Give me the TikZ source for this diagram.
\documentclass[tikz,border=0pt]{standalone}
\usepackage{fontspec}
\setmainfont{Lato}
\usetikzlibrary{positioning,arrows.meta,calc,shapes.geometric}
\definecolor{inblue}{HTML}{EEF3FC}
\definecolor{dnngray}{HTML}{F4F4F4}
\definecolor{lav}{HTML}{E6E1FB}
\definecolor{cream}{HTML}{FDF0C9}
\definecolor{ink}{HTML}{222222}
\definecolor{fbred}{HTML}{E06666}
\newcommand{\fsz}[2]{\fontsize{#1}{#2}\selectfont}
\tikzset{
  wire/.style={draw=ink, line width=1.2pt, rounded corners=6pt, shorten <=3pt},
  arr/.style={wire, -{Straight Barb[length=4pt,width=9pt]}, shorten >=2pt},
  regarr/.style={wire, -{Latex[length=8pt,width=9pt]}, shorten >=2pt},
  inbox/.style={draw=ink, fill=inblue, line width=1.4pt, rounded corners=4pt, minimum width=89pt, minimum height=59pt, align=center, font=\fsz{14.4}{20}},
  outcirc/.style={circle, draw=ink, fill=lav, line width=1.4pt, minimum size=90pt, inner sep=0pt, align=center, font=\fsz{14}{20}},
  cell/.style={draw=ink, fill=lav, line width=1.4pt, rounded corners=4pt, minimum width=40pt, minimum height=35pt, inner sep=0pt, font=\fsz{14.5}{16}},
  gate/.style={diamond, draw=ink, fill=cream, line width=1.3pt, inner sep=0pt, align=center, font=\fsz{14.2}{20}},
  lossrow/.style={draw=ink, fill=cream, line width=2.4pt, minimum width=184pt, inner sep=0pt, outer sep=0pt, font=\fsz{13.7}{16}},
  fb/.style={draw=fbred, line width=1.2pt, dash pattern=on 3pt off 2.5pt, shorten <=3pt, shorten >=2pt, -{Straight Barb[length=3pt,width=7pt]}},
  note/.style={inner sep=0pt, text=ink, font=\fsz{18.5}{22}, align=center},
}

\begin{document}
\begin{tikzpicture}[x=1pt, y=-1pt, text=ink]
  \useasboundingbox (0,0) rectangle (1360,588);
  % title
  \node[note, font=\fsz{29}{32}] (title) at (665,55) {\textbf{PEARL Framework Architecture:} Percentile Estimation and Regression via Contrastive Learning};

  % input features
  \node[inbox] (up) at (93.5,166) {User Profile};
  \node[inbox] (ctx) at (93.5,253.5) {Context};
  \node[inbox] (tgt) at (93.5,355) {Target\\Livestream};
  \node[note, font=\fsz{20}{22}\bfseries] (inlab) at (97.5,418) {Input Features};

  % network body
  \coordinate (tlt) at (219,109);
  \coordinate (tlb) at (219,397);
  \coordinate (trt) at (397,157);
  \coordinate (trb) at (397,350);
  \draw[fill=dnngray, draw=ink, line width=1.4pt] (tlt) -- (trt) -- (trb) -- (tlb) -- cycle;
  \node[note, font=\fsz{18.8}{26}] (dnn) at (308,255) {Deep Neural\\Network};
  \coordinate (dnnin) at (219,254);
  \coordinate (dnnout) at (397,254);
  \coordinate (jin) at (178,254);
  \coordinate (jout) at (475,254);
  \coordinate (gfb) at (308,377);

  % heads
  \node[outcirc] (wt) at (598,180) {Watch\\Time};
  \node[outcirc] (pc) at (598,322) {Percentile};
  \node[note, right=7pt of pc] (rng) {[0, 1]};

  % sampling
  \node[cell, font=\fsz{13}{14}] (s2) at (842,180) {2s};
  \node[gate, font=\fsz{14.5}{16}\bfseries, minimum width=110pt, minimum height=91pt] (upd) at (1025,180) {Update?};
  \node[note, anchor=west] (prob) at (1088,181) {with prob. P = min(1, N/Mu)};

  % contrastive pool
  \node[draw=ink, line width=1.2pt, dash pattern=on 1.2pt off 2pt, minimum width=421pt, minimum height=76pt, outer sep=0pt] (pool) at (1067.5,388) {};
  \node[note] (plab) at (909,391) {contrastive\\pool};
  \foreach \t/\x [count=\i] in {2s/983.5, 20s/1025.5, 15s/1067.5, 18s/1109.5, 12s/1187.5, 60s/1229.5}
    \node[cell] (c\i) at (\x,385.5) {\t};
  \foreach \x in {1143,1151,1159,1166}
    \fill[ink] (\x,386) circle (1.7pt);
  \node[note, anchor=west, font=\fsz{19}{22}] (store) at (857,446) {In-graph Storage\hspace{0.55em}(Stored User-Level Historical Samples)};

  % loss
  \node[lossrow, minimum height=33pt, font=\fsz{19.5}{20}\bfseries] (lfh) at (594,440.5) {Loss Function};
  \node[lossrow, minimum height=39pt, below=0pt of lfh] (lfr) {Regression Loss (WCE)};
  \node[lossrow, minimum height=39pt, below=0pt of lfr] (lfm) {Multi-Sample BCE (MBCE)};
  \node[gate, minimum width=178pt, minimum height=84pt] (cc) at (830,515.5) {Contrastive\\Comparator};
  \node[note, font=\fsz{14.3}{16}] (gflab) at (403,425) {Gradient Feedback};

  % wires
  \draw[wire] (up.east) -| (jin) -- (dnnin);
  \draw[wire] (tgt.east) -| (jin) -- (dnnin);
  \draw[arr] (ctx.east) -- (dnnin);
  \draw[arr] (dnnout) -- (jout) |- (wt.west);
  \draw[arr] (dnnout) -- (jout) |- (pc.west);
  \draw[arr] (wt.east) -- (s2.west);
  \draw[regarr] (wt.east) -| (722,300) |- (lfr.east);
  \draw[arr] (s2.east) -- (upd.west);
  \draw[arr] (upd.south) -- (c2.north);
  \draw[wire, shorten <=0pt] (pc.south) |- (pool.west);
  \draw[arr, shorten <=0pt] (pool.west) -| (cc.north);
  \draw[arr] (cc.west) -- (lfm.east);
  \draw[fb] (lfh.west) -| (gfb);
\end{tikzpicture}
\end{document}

== == ==

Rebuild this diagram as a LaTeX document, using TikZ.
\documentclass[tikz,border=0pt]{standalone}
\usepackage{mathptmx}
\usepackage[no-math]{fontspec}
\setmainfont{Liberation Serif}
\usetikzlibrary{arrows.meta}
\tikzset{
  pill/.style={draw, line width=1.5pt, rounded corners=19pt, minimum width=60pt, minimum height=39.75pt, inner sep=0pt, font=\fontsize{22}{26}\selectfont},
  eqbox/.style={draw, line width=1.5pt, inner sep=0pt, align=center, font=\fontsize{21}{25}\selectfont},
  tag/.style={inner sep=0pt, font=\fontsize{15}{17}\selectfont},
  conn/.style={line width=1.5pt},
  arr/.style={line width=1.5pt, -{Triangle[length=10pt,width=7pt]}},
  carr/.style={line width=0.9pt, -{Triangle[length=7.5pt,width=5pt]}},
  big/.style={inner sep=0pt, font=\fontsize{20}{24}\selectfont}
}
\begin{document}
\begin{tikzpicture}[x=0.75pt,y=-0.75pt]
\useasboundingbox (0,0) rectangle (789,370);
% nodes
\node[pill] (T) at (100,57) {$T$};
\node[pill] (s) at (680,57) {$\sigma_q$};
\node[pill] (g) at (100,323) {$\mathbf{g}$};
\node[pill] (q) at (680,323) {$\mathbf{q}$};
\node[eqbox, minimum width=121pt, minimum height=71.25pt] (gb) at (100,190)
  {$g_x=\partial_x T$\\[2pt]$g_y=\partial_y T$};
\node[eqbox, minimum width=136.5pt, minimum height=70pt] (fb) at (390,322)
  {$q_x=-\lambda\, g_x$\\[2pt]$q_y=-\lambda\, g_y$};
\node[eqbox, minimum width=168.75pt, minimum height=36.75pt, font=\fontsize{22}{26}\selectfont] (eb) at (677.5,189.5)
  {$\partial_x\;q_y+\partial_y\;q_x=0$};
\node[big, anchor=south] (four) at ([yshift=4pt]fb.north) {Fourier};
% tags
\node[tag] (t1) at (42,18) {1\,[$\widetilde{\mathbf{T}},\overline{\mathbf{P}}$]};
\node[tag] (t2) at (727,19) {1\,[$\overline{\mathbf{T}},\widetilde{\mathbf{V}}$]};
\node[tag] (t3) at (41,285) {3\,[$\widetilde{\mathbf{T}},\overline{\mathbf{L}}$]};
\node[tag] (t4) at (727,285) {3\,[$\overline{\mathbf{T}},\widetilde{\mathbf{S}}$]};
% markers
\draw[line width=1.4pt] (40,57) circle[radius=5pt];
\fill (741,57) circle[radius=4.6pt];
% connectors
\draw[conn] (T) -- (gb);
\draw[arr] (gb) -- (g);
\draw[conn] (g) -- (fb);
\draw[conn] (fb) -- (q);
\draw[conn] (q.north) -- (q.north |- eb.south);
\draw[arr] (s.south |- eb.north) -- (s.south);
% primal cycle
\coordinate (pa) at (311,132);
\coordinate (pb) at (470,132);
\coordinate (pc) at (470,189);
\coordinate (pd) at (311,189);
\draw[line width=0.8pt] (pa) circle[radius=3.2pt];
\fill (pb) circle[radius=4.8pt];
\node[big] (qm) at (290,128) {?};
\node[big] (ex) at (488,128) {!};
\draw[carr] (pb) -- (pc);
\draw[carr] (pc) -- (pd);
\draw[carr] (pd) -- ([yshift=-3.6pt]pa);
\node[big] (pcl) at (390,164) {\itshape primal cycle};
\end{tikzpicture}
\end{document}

== == ==

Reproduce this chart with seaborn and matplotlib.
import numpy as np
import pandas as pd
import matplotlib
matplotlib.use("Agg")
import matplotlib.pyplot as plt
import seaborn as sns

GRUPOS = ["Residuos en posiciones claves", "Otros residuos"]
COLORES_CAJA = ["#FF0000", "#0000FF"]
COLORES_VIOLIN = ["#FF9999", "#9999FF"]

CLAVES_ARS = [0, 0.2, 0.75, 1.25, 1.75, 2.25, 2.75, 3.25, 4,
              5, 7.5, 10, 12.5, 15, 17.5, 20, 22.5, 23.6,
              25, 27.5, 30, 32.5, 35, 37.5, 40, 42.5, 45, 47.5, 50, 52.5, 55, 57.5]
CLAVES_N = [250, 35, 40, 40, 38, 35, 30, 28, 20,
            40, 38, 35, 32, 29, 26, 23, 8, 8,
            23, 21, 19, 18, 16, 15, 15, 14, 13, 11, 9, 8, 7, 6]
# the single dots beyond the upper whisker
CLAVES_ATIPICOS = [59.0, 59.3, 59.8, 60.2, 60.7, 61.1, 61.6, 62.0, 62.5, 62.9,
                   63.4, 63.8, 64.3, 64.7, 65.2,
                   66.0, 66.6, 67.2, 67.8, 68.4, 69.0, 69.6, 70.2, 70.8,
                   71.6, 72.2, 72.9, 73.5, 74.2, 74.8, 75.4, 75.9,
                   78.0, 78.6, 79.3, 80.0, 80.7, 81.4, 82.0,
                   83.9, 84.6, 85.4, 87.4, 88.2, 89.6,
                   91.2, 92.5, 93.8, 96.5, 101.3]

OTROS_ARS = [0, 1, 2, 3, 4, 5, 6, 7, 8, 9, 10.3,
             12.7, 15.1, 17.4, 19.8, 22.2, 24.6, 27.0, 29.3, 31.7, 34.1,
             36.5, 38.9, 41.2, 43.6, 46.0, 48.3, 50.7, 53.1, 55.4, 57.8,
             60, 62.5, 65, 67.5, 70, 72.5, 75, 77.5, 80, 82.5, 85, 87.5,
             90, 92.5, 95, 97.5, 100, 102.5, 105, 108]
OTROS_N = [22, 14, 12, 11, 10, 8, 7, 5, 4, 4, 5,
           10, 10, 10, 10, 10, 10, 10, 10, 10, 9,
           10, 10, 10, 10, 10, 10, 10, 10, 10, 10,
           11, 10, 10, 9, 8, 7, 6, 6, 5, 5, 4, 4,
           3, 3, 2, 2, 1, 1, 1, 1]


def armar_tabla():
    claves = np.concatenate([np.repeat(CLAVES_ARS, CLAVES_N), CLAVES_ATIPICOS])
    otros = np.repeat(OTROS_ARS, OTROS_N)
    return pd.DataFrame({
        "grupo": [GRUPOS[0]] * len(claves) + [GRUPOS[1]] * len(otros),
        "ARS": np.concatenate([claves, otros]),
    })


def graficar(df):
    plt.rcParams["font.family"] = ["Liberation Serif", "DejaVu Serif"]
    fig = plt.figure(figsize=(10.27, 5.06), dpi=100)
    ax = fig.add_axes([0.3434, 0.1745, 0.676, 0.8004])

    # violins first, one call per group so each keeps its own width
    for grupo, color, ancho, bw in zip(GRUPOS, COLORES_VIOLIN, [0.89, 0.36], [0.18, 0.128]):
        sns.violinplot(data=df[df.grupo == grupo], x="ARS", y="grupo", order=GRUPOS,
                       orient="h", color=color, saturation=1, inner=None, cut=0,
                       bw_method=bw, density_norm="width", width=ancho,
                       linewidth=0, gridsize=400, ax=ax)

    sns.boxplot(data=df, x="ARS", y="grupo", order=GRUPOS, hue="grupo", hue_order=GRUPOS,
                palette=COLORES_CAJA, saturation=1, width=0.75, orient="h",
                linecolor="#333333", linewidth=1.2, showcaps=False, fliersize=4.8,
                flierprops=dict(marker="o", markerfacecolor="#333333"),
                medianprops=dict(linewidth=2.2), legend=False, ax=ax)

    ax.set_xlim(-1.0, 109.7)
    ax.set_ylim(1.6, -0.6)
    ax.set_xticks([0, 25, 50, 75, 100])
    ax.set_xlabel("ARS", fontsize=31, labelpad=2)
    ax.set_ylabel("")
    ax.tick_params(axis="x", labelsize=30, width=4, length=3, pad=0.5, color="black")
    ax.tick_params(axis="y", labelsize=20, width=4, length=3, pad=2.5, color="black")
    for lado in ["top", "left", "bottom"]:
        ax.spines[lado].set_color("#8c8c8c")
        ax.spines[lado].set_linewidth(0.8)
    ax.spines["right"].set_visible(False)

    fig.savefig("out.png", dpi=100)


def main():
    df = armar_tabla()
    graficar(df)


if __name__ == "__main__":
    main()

== == ==

• YOUR GOAL: Return the exact lines from the line with "Give me the TikZ source for this diagram." to the line with "(inlab) at (97.5,418)", inclusive of both, with nothing added.

• EXERCISE SOLUTION:
Give me the TikZ source for this diagram.
\documentclass[tikz,border=0pt]{standalone}
\usepackage{fontspec}
\setmainfont{Lato}
\usetikzlibrary{positioning,arrows.meta,calc,shapes.geometric}
\definecolor{inblue}{HTML}{EEF3FC}
\definecolor{dnngray}{HTML}{F4F4F4}
\definecolor{lav}{HTML}{E6E1FB}
\definecolor{cream}{HTML}{FDF0C9}
\definecolor{ink}{HTML}{222222}
\definecolor{fbred}{HTML}{E06666}
\newcommand{\fsz}[2]{\fontsize{#1}{#2}\selectfont}
\tikzset{
  wire/.style={draw=ink, line width=1.2pt, rounded corners=6pt, shorten <=3pt},
  arr/.style={wire, -{Straight Barb[length=4pt,width=9pt]}, shorten >=2pt},
  regarr/.style={wire, -{Latex[length=8pt,width=9pt]}, shorten >=2pt},
  inbox/.style={draw=ink, fill=inblue, line width=1.4pt, rounded corners=4pt, minimum width=89pt, minimum height=59pt, align=center, font=\fsz{14.4}{20}},
  outcirc/.style={circle, draw=ink, fill=lav, line width=1.4pt, minimum size=90pt, inner sep=0pt, align=center, font=\fsz{14}{20}},
  cell/.style={draw=ink, fill=lav, line width=1.4pt, rounded corners=4pt, minimum width=40pt, minimum height=35pt, inner sep=0pt, font=\fsz{14.5}{16}},
  gate/.style={diamond, draw=ink, fill=cream, line width=1.3pt, inner sep=0pt, align=center, font=\fsz{14.2}{20}},
  lossrow/.style={draw=ink, fill=cream, line width=2.4pt, minimum width=184pt, inner sep=0pt, outer sep=0pt, font=\fsz{13.7}{16}},
  fb/.style={draw=fbred, line width=1.2pt, dash pattern=on 3pt off 2.5pt, shorten <=3pt, shorten >=2pt, -{Straight Barb[length=3pt,width=7pt]}},
  note/.style={inner sep=0pt, text=ink, font=\fsz{18.5}{22}, align=center},
}

\begin{document}
\begin{tikzpicture}[x=1pt, y=-1pt, text=ink]
  \useasboundingbox (0,0) rectangle (1360,588);
  % title
  \node[note, font=\fsz{29}{32}] (title) at (665,55) {\textbf{PEARL Framework Architecture:} Percentile Estimation and Regression via Contrastive Learning};

  % input features
  \node[inbox] (up) at (93.5,166) {User Profile};
  \node[inbox] (ctx) at (93.5,253.5) {Context};
  \node[inbox] (tgt) at (93.5,355) {Target\\Livestream};
  \node[note, font=\fsz{20}{22}\bfseries] (inlab) at (97.5,418) {Input Features};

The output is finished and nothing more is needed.